• **AVAILABLE DATA**

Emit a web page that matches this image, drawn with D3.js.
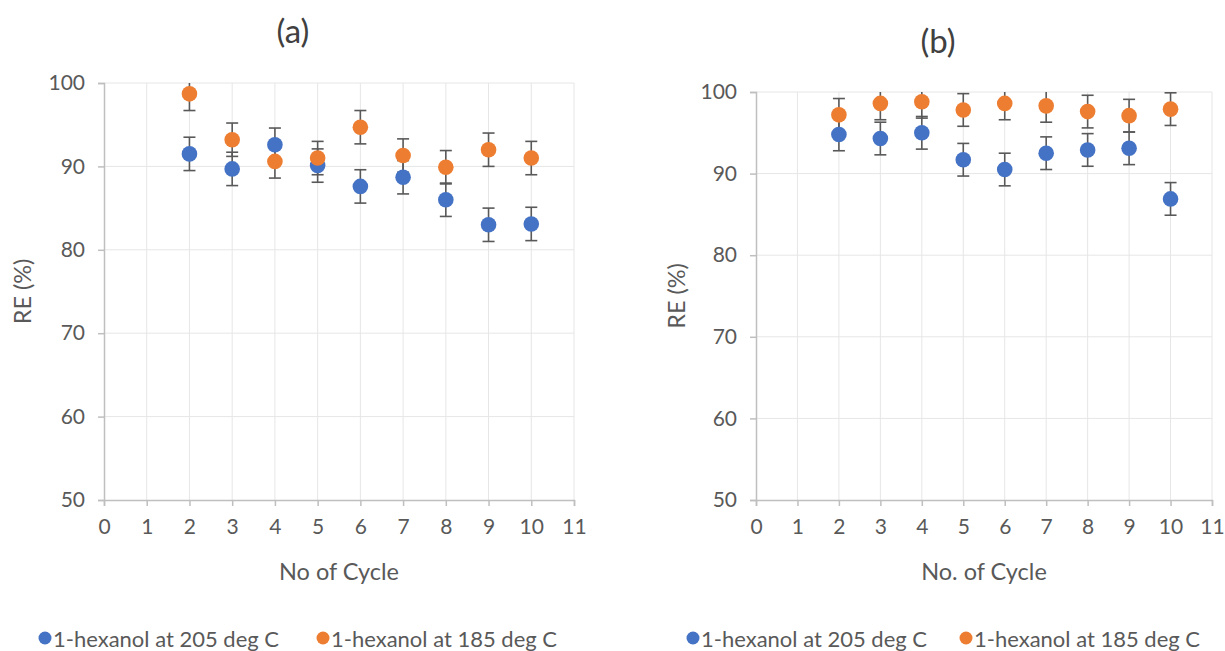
<!DOCTYPE html>
<html>
<head>
<meta charset="utf-8">
<script src="https://cdn.jsdelivr.net/npm/d3@7"></script>
<style>
  body { margin: 0; background: #fff; }
  svg { font-family: "Lato", "Open Sans", sans-serif; }
</style>
</head>
<body>
<div id="chart"></div>
<script>
// Data
const cycles = [2, 3, 4, 5, 6, 7, 8, 9, 10];
const aHex205 = [91.5, 89.7, 92.6, 90.1, 87.6, 88.7, 86.0, 83.0, 83.1];
const aHex185 = [98.7, 93.2, 90.6, 91.0, 94.7, 91.3, 89.9, 92.0, 91.0];
const bHex205 = [94.8, 94.3, 95.0, 91.7, 90.5, 92.5, 92.9, 93.1, 86.9];
const bHex185 = [97.2, 98.6, 98.8, 97.8, 98.6, 98.3, 97.6, 97.1, 97.9];
const errorBar = 2;
const seriesNames = ["1-hexanol at 205 deg C", "1-hexanol at 185 deg C"];
const xTicks = [0, 1, 2, 3, 4, 5, 6, 7, 8, 9, 10, 11];
const yTicks = [50, 60, 70, 80, 90, 100];

const colors = ["#4472C4", "#ED7D31"];
const textColor = "#595959";

const svg = d3.select("#chart").append("svg")
  .attr("width", 1225).attr("height", 651);

const panels = [
  { title: "(a)", titleX: 293, titleY: 30, xLabel: "No of Cycle",
    left: 104, right: 574, top: 83, bottom: 500, yLabelX: 22,
    series: [aHex205, aHex185], legendX: [45, 323] },
  { title: "(b)", titleX: 938, titleY: 40, xLabel: "No. of Cycle",
    left: 756, right: 1212, top: 92, bottom: 500, yLabelX: 676,
    series: [bHex205, bHex185], legendX: [693, 966] }
];

panels.forEach((p) => {
  const g = svg.append("g");
  const x = d3.scaleLinear().domain([0, 11]).range([p.left, p.right]);
  const y = d3.scaleLinear().domain([50, 100]).range([p.bottom, p.top]);

  // gridlines
  g.append("g").selectAll("line").data(yTicks.filter((d) => d > 50)).join("line")
    .attr("x1", p.left).attr("x2", p.right)
    .attr("y1", (d) => y(d)).attr("y2", (d) => y(d))
    .attr("stroke", "#e6e6e6").attr("stroke-width", 1);
  g.append("g").selectAll("line").data(xTicks.filter((d) => d > 0)).join("line")
    .attr("x1", (d) => x(d)).attr("x2", (d) => x(d))
    .attr("y1", p.top).attr("y2", p.bottom)
    .attr("stroke", "#e6e6e6").attr("stroke-width", 1);

  // axes
  const xAxis = g.append("g")
    .attr("transform", `translate(0,${p.bottom})`)
    .call(d3.axisBottom(x).tickValues(xTicks).tickSize(6).tickPadding(11));
  const yAxis = g.append("g")
    .attr("transform", `translate(${p.left},0)`)
    .call(d3.axisLeft(y).tickValues(yTicks).tickSize(6).tickPadding(13));
  [xAxis, yAxis].forEach((ax) => {
    ax.select(".domain").attr("stroke", "#bfbfbf").attr("stroke-width", 1.5);
    ax.selectAll(".tick line").attr("stroke", "#bfbfbf").attr("stroke-width", 1.5);
    ax.selectAll(".tick text").attr("fill", textColor).style("font-size", "21px")
      .style("font-family", "Lato, sans-serif");
  });
  xAxis.selectAll(".tick text").attr("dy", "0.8em");

  // titles
  g.append("text").attr("x", p.titleX).attr("y", p.titleY)
    .attr("text-anchor", "middle").attr("dominant-baseline", "central")
    .attr("fill", "#404040").style("font-size", "33px").text(p.title);
  g.append("text").attr("x", (p.left + p.right) / 2).attr("y", 571)
    .attr("text-anchor", "middle").attr("dominant-baseline", "central")
    .attr("fill", textColor).style("font-size", "23.5px").text(p.xLabel);
  g.append("text")
    .attr("transform", `translate(${p.yLabelX},${(p.top + p.bottom) / 2}) rotate(-90)`)
    .attr("text-anchor", "middle").attr("dominant-baseline", "central")
    .attr("fill", textColor).style("font-size", "23.5px").text("RE (%)");

  // error bars (clipped at the axis maximum)
  const eb = g.append("g");
  p.series.forEach((vals) => {
    vals.forEach((v, i) => {
      const cx = x(cycles[i]);
      const hi = Math.min(v + errorBar, 100);
      const lo = Math.max(v - errorBar, 50);
      eb.append("line").attr("x1", cx).attr("x2", cx)
        .attr("y1", y(hi)).attr("y2", y(lo))
        .attr("stroke", "#595959").attr("stroke-width", 1.6);
      [[v + errorBar, hi], [v - errorBar, lo]].forEach(([raw, c]) => {
        if (raw === c) {
          eb.append("line").attr("x1", cx - 6).attr("x2", cx + 6)
            .attr("y1", y(c)).attr("y2", y(c))
            .attr("stroke", "#595959").attr("stroke-width", 1.6);
        }
      });
    });
  });

  // markers
  p.series.forEach((vals, s) => {
    g.append("g").selectAll("circle").data(vals).join("circle")
      .attr("cx", (d, i) => x(cycles[i]))
      .attr("cy", (d) => y(d))
      .attr("r", 7.8)
      .attr("fill", colors[s]);
  });

  // legend
  seriesNames.forEach((name, s) => {
    const lg = g.append("g").attr("transform", `translate(${p.legendX[s]},638)`);
    lg.append("circle").attr("r", 6.5).attr("fill", colors[s]);
    lg.append("text").attr("x", 8).attr("dominant-baseline", "central")
      .attr("fill", textColor).style("font-size", "22px").text(name);
  });
});
</script>
</body>
</html>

• **CHALLENGE**
Repeat the material above verbatim, with no pictures in the output.

• **RESPONSE TO THIS TASK**
Emit a web page that matches this image, drawn with D3.js.
<!DOCTYPE html>
<html>
<head>
<meta charset="utf-8">
<script src="https://cdn.jsdelivr.net/npm/d3@7"></script>
<style>
  body { margin: 0; background: #fff; }
  svg { font-family: "Lato", "Open Sans", sans-serif; }
</style>
</head>
<body>
<div id="chart"></div>
<script>
// Data
const cycles = [2, 3, 4, 5, 6, 7, 8, 9, 10];
const aHex205 = [91.5, 89.7, 92.6, 90.1, 87.6, 88.7, 86.0, 83.0, 83.1];
const aHex185 = [98.7, 93.2, 90.6, 91.0, 94.7, 91.3, 89.9, 92.0, 91.0];
const bHex205 = [94.8, 94.3, 95.0, 91.7, 90.5, 92.5, 92.9, 93.1, 86.9];
const bHex185 = [97.2, 98.6, 98.8, 97.8, 98.6, 98.3, 97.6, 97.1, 97.9];
const errorBar = 2;
const seriesNames = ["1-hexanol at 205 deg C", "1-hexanol at 185 deg C"];
const xTicks = [0, 1, 2, 3, 4, 5, 6, 7, 8, 9, 10, 11];
const yTicks = [50, 60, 70, 80, 90, 100];

const colors = ["#4472C4", "#ED7D31"];
const textColor = "#595959";

const svg = d3.select("#chart").append("svg")
  .attr("width", 1225).attr("height", 651);

const panels = [
  { title: "(a)", titleX: 293, titleY: 30, xLabel: "No of Cycle",
    left: 104, right: 574, top: 83, bottom: 500, yLabelX: 22,
    series: [aHex205, aHex185], legendX: [45, 323] },
  { title: "(b)", titleX: 938, titleY: 40, xLabel: "No. of Cycle",
    left: 756, right: 1212, top: 92, bottom: 500, yLabelX: 676,
    series: [bHex205, bHex185], legendX: [693, 966] }
];

panels.forEach((p) => {
  const g = svg.append("g");
  const x = d3.scaleLinear().domain([0, 11]).range([p.left, p.right]);
  const y = d3.scaleLinear().domain([50, 100]).range([p.bottom, p.top]);

  // gridlines
  g.append("g").selectAll("line").data(yTicks.filter((d) => d > 50)).join("line")
    .attr("x1", p.left).attr("x2", p.right)
    .attr("y1", (d) => y(d)).attr("y2", (d) => y(d))
    .attr("stroke", "#e6e6e6").attr("stroke-width", 1);
  g.append("g").selectAll("line").data(xTicks.filter((d) => d > 0)).join("line")
    .attr("x1", (d) => x(d)).attr("x2", (d) => x(d))
    .attr("y1", p.top).attr("y2", p.bottom)
    .attr("stroke", "#e6e6e6").attr("stroke-width", 1);

  // axes
  const xAxis = g.append("g")
    .attr("transform", `translate(0,${p.bottom})`)
    .call(d3.axisBottom(x).tickValues(xTicks).tickSize(6).tickPadding(11));
  const yAxis = g.append("g")
    .attr("transform", `translate(${p.left},0)`)
    .call(d3.axisLeft(y).tickValues(yTicks).tickSize(6).tickPadding(13));
  [xAxis, yAxis].forEach((ax) => {
    ax.select(".domain").attr("stroke", "#bfbfbf").attr("stroke-width", 1.5);
    ax.selectAll(".tick line").attr("stroke", "#bfbfbf").attr("stroke-width", 1.5);
    ax.selectAll(".tick text").attr("fill", textColor).style("font-size", "21px")
      .style("font-family", "Lato, sans-serif");
  });
  xAxis.selectAll(".tick text").attr("dy", "0.8em");

  // titles
  g.append("text").attr("x", p.titleX).attr("y", p.titleY)
    .attr("text-anchor", "middle").attr("dominant-baseline", "central")
    .attr("fill", "#404040").style("font-size", "33px").text(p.title);
  g.append("text").attr("x", (p.left + p.right) / 2).attr("y", 571)
    .attr("text-anchor", "middle").attr("dominant-baseline", "central")
    .attr("fill", textColor).style("font-size", "23.5px").text(p.xLabel);
  g.append("text")
    .attr("transform", `translate(${p.yLabelX},${(p.top + p.bottom) / 2}) rotate(-90)`)
    .attr("text-anchor", "middle").attr("dominant-baseline", "central")
    .attr("fill", textColor).style("font-size", "23.5px").text("RE (%)");

  // error bars (clipped at the axis maximum)
  const eb = g.append("g");
  p.series.forEach((vals) => {
    vals.forEach((v, i) => {
      const cx = x(cycles[i]);
      const hi = Math.min(v + errorBar, 100);
      const lo = Math.max(v - errorBar, 50);
      eb.append("line").attr("x1", cx).attr("x2", cx)
        .attr("y1", y(hi)).attr("y2", y(lo))
        .attr("stroke", "#595959").attr("stroke-width", 1.6);
      [[v + errorBar, hi], [v - errorBar, lo]].forEach(([raw, c]) => {
        if (raw === c) {
          eb.append("line").attr("x1", cx - 6).attr("x2", cx + 6)
            .attr("y1", y(c)).attr("y2", y(c))
            .attr("stroke", "#595959").attr("stroke-width", 1.6);
        }
      });
    });
  });

  // markers
  p.series.forEach((vals, s) => {
    g.append("g").selectAll("circle").data(vals).join("circle")
      .attr("cx", (d, i) => x(cycles[i]))
      .attr("cy", (d) => y(d))
      .attr("r", 7.8)
      .attr("fill", colors[s]);
  });

  // legend
  seriesNames.forEach((name, s) => {
    const lg = g.append("g").attr("transform", `translate(${p.legendX[s]},638)`);
    lg.append("circle").attr("r", 6.5).attr("fill", colors[s]);
    lg.append("text").attr("x", 8).attr("dominant-baseline", "central")
      .attr("fill", textColor).style("font-size", "22px").text(name);
  });
});
</script>
</body>
</html>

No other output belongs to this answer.